Monday, October 18, 2010

Nobel Peace Prize

It seems to me that the best thing the Nobel Peace Prize can do is to promote peace. That sounds simplistic, I’m sure, but the recent award to Liu Xiaobo, the Chinese dissident, fills that criteria. By shining a light on the imprisonment of this fifty-four year old dissident who has made it his life’s work to promote personal freedoms in China, the Nobel committee has drawn much needed attention to his plight. In a statement that reeks of walking-on-eggs diplomacy, President Obama called for more personal freedom in China where reforms have not kept pace with its economic growth. China, for its part, has implored the world to look at them as the leaders who have lifted millions from poverty – the absence of personal freedoms a trifling by-product.

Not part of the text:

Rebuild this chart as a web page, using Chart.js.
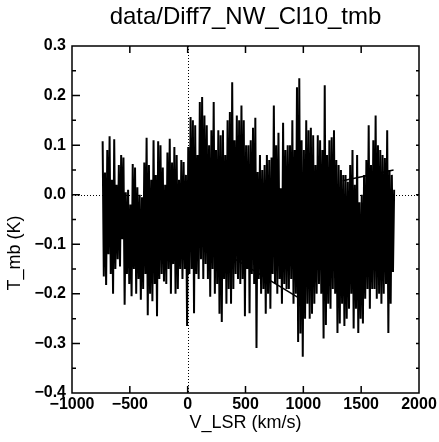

Time will tell if the prize helps or hurts Xiaobo’s personal plight. It is unlikely that he even knows he won the prize, and his wife has been made “unavailable for comment”. But, I think the Nobel committee was right on with this one.

Friday, October 1, 2010

Aiming for the Center

I applaud New York’s Mayor Bloomberg for the announcement of his intention to help bolster the political center. With the angry and divisive tea party and Sarah Palin garnering so much media attention, it is refreshing to see someone of Bloomberg’s stature trying to be a voice of sanity and moderation. The mayor’s announcement coincides with former President Bill Clinton’s statement that “the Republican party is far enough right to make George W Bush appear liberal.” It is a time of perilously antagonistic politics. I like that Bloomberg is openly supporting both Republicans and Democrats. That type of position can only get the focus back on the issues and not just the ideology. I would really like to think that Bloomberg’s motivation is purely altruistic, and not, as his detractors say, merely a ploy to position himself for a run at the presidency in the next election. But for the time being, at least, he has my support.